Drawn together in a marriage of convenience, Bongbong and Ms. Duterte lead different political parties. In the Philippines, voters cast their ballots separately for president and vice president. After winning by wide margins, they fell apart while Mr. Marcos softened the brutal war on drugs that her father had waged against dealers and users.
Mr. Duterte could not succeed himself under the constitution that was enacted after the downfall of the senior Marcos, but he saw his daughter as carrying on his legacy until, perhaps, either she could run for president or he could run for a second term. Like her father, Ms. Duterte had honed the skills of a tough politician while serving as mayor of Davao, a brawling port city on the large southern island of Mindanao.
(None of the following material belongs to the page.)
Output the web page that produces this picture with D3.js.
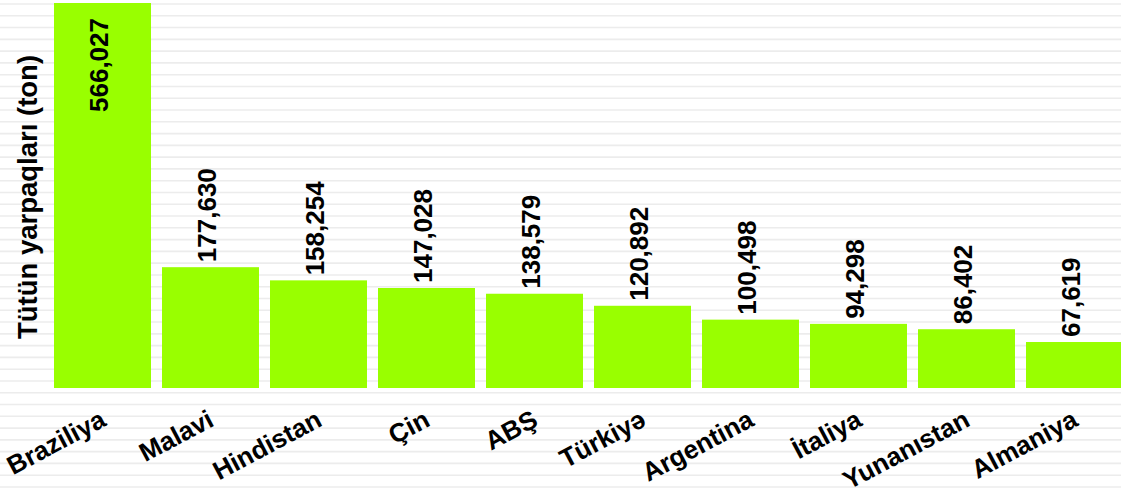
<!DOCTYPE html>
<html>
<head>
<meta charset="utf-8">
<script src="https://cdn.jsdelivr.net/npm/d3@7"></script>
<style>
  html, body { margin: 0; padding: 0; background: #fff; }
  svg { display: block; font-family: "Liberation Sans", Arial, sans-serif; }
</style>
</head>
<body>
<svg id="chart" width="1121" height="497"></svg>
<script>
const categories = ["Braziliya", "Malavi", "Hindistan", "Çin", "ABŞ", "Türkiyə", "Argentina", "İtaliya", "Yunanıstan", "Almaniya"];
const values = [566027, 177630, 158254, 147028, 138579, 120892, 100498, 94298, 86402, 67619];
const yTitle = "Tütün yarpaqları (ton)";

const W = 1121, H = 497;
const svg = d3.select("#chart");

// background stripes
const stripes = d3.range(4, H, 11.78);
svg.append("g").selectAll("line").data(stripes).join("line")
  .attr("x1", 0).attr("x2", W)
  .attr("y1", d => d).attr("y2", d => d)
  .attr("stroke", "#ececec").attr("stroke-width", 1.6);

const x = d3.scaleBand().domain(categories).range([54, 1123]).paddingInner(0.1019).paddingOuter(0);
const y = d3.scaleLinear().domain([0, d3.max(values)]).range([388, 3]);

const data = categories.map((c, i) => ({c, v: values[i]}));
const fmt = d3.format(",");

svg.append("g").selectAll("rect").data(data).join("rect")
  .attr("x", d => x(d.c)).attr("width", x.bandwidth())
  .attr("y", d => y(d.v)).attr("height", d => y(0) - y(d.v))
  .attr("fill", "#99ff00");

// value labels
svg.append("g").selectAll("text").data(data).join("text")
  .attr("transform", d => {
    const cx = x(d.c) + x.bandwidth() / 2 + 5.5;
    const inside = y(d.v) < 110;
    const ty = inside ? y(d.v) + 15 : y(d.v) - 5;
    return `translate(${cx},${ty}) rotate(-90)`;
  })
  .attr("text-anchor", d => y(d.v) < 110 ? "end" : "start")
  .attr("font-size", 26).attr("font-weight", "bold").attr("fill", "#000")
  .text(d => fmt(d.v));

// category labels
svg.append("g").selectAll("text").data(categories).join("text")
  .attr("transform", c => `translate(${x(c) + x.bandwidth() / 2 + 5},${425}) rotate(-28)`)
  .attr("text-anchor", "end")
  .attr("font-size", 26).attr("font-weight", "bold").attr("fill", "#000")
  .text(c => c);

// y title
svg.append("text")
  .attr("transform", "translate(37,197) rotate(-90)")
  .attr("text-anchor", "middle")
  .attr("font-size", 27.5).attr("font-weight", "bold").attr("fill", "#000")
  .text(yTitle);
</script>
</body>
</html>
Philippine representatives were righteous in their wrath against Ms. Duterte. One of them, Chel Diokno, called her impeachment “a testament to the power of active citizenship,” according to the Philippine Star. “The senate must not falter,” he said. “This is a moment of truth. Will they stand with the people or enable the rot of unaccountability?”
The oratory, however, masked the power of the Duterte family in the south versus that of the Marcos family, based in a province far north of Manila. Both of them have amassed huge wealth while installing relatives in powerful positions.
Messrs. Marcos and Duterte differ, though, in their views of big-power rivalries. Mr. Duterte as president cozied up to China while belittling the American role in the region. Mr. Marcos counts on American support against Chinese claims to the South China Sea.
For Mr. Duterte, an “independent foreign policy” would guarantee security. Mr. Marcos has renewed historic close ties with Washington. The Philippines, the Institute for China-America Studies said, was “playing the U.S. card to deal with China.”